Why should our internal debts continue to represent more than two-thirds of Nigeria’s external debt profile, when the cost of servicing domestic debts is ridiculously far more expensive than servicing external debts? Why should government continue to borrow internally when in
so doing results in insufficient funds, skyrockets the cost of borrowing and above all, crowds out the real sector from the money market? Shouldn’t the high cost of domestic borrowing override whatever are the assumed benefits? Since both London Interbank Offer Rates (LIBOR) and the US Treasury Bonds rates offer far better interest rates for sovereign borrowings, why have we continued not to take advantage of cheaper interest rates?


4Play:


I find this interesting as it implies that external debt is superior to internal debt, that is to say, that it is better that the Nigerian Govt owes money denominated in foreign currency to foreign creditors than owe money denominated in Naira to domestic creditors.

The pitfalls of external debts should be obvious.
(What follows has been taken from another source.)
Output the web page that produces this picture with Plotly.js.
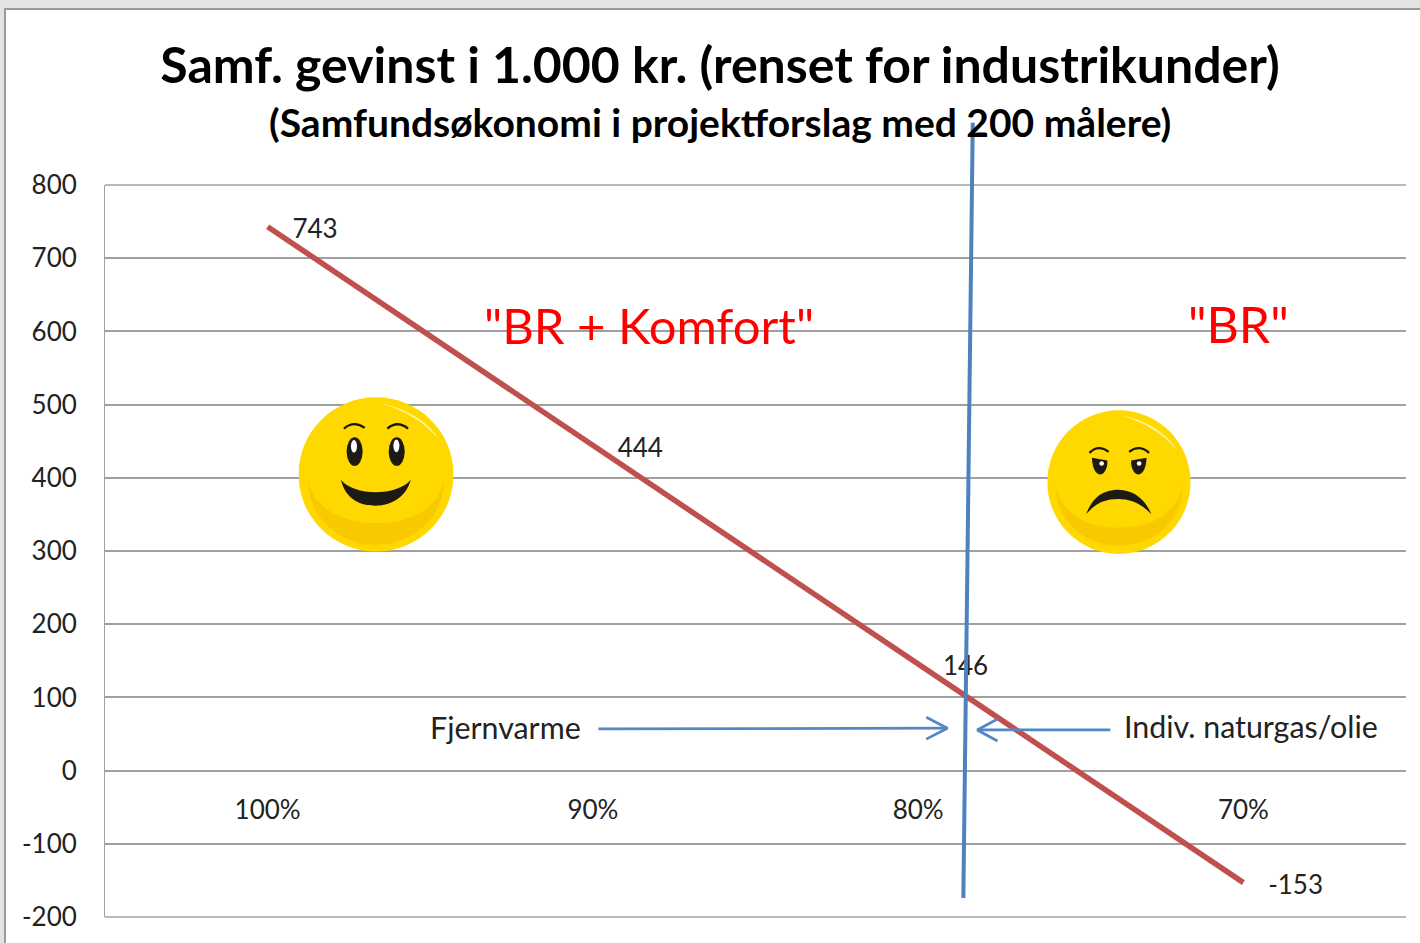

It was external debt that birthed SAP and culminated in the erosion of living standards in the 80s which is unprecedented in the country's history. The main problem with external debt is the exchange rate risk as follows:
[b]
Supposing you borrow $10bn in 2007, assuming an exchange rate of N100 to $1, giving a debt of N1 trillion when converted to Naira. If exchange rates move against you, say it now takes N160 to buy $1, you suddenly have a debt of 1.6 trillion Naira. Many underestimate how exchange rates can deteriorate quickly.[/b]In the 70s to the 80s and I stand to be corrected, we went from 60 Kobo to $1 to in excess 2 Naira to $1 pretty rapidly, that would amount to a multiplication of the debt burden by more than a factor of 3. The funny thing is that the bigger your external debt burden, the quicker the deterioration in exchange rates because money has to leave the country to service the debt. Imagine what that does to the inflation rate and the living standards of Nigerians as much of what we consume is imported. High inflation brings about high interest rates which dampens the supply of credit to the private sector. The negative spiral is relentless and we have witnessed it before.
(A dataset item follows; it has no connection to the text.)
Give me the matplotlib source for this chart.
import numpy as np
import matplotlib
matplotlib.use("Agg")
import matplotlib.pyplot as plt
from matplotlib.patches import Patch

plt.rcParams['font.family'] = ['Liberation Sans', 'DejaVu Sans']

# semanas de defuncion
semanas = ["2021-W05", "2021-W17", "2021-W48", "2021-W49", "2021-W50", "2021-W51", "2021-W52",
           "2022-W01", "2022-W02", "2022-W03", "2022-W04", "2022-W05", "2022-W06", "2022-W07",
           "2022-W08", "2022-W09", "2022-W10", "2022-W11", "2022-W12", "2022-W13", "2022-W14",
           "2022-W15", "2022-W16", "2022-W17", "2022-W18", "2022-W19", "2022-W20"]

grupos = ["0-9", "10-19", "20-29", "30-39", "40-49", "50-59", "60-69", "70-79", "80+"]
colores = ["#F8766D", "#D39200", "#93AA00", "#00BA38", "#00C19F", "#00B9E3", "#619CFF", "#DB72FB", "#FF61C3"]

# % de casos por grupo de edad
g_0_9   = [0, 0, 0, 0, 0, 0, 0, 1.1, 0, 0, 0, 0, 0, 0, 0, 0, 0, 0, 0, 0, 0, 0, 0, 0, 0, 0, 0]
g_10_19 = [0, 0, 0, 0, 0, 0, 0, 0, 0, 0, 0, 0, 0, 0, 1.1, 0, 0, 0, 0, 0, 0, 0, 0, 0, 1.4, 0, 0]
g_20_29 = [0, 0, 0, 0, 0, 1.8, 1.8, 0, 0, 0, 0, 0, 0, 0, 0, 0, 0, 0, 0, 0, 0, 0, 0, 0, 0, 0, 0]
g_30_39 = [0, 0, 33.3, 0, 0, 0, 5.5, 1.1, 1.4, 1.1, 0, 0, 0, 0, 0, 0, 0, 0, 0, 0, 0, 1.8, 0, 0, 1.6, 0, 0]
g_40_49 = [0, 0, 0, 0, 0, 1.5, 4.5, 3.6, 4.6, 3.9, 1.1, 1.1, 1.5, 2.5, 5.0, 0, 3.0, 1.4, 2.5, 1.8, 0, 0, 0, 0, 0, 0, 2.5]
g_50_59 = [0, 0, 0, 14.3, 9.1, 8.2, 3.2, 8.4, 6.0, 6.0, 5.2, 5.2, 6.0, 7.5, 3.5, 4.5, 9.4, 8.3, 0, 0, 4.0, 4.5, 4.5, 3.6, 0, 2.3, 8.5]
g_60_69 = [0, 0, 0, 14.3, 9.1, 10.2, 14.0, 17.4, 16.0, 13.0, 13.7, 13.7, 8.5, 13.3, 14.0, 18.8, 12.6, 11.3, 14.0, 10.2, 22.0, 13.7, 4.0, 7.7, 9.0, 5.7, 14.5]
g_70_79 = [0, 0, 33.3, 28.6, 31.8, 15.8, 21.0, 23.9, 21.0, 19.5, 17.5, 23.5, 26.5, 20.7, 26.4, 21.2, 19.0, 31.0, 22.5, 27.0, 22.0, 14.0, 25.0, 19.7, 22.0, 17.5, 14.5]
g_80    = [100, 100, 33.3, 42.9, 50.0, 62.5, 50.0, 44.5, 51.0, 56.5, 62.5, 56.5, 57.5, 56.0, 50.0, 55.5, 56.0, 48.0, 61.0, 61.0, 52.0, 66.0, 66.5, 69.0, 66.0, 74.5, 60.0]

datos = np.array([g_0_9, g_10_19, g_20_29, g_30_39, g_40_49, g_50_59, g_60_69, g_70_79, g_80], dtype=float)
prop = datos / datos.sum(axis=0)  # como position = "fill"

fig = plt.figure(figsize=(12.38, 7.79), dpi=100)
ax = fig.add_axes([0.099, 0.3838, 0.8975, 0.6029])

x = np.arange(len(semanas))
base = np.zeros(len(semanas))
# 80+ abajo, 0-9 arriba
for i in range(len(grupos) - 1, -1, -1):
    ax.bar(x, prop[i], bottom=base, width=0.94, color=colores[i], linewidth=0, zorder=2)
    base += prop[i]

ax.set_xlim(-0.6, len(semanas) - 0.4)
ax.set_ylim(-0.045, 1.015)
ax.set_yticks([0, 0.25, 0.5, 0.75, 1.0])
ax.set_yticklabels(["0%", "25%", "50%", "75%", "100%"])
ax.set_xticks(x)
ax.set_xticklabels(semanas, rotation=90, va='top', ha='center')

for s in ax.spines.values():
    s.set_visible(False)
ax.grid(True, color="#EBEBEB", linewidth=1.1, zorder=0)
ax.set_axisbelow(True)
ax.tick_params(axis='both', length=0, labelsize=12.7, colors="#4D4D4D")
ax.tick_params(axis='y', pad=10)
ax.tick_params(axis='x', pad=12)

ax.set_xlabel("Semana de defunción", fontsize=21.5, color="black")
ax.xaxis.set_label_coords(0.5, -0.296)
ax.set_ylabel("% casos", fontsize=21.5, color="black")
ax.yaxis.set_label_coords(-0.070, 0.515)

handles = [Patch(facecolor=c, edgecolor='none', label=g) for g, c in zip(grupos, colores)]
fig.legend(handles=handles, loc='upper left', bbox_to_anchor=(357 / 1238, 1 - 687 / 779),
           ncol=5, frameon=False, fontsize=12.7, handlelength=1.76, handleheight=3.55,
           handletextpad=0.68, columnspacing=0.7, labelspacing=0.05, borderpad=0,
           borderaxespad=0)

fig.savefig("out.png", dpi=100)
The high interest rates the Govt pays when it borrows in Naira is supposed to compensate for the higher rate of inflation in Nigeria but the flip side of high inflation is that the real value of Naira denominated debt is eroded over time than if the debt is denominated in a foreign currency. Remember that in the bond market, if the Govt borrows 100bn Naira for a term of 10 years at yields of 14% per year, it will merely pay the yield per year and redeem or pay back the 100bn Naira at expiration of the 10 year period. 100bn Naira in 2007 and at an inflation rate of 9% per year will mean that in the 10th year, the Govt will pay back the equivalent of 39bn Naira in 2017. In contrast to US dollars which erodes value at a slower rate, the redemption of Naira debt will be a lot cheaper than dollar debt.
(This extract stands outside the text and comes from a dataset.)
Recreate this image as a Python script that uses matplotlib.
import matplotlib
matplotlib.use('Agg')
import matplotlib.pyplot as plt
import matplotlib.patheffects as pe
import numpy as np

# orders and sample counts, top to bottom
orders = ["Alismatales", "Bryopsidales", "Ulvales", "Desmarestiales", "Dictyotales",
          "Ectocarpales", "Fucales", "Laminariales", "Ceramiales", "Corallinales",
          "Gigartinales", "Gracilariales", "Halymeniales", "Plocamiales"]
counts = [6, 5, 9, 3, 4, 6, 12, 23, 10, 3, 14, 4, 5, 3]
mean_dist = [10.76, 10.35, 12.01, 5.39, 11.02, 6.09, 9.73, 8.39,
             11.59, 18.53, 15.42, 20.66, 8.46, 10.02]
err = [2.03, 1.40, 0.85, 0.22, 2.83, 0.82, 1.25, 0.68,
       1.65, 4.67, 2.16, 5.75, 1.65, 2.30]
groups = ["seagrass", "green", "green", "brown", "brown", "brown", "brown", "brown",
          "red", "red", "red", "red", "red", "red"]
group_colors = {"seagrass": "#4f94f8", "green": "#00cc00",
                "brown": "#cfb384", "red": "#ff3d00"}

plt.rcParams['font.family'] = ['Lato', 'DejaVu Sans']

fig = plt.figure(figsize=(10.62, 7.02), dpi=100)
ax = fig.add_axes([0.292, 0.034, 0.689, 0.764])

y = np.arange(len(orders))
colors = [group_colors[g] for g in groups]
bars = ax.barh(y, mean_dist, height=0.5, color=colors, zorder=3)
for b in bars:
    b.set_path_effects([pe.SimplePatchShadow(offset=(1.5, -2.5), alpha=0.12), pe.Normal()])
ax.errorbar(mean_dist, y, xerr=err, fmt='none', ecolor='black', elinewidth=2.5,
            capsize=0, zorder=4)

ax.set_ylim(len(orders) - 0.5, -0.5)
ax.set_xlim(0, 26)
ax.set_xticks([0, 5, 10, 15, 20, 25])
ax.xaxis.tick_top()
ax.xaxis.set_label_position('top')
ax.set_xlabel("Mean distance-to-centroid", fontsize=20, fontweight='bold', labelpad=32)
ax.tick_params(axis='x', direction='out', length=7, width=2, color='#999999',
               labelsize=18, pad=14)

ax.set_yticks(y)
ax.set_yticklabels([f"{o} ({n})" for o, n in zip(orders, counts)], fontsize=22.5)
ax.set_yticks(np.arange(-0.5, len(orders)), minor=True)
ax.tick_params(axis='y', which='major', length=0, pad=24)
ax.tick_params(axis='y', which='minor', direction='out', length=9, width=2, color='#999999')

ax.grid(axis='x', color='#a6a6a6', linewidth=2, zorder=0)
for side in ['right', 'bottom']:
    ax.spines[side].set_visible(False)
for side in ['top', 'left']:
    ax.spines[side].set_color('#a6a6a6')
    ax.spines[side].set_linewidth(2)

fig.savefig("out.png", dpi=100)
So, it's actually likely that from issuance to maturity, an internal bond denominated in Naira is cheaper for the Nigerian Govt than an external bond denominated in US dollars for instance. Almost all sovereign debt crisis occurs in countries borrowing in currencies that they do not control - Greece, Portugal, Spain, Zimbabwe, Ireland, e.t.c.

External debt is good in the short term but incredibly dangerous in the long term. The talk about borrowing in Naira crowding out local borrowers assumes that there is strong domestic private sector demand. If there is such strong demand, then the economy is doing well and it undercuts the opposition's argument.

Listening to and reading policy debates in Nigeria, it's almost like the 80s never happened. Those who refuse to learn from history are bound to repeat it.

It's funny looking back at some of the old debates (also a good opportunity for self-congratulation), to think that some members of the National Assembly criticised NOI for not borrowing in dollars! Imagine the carnage this would have done given present dollar scarcity.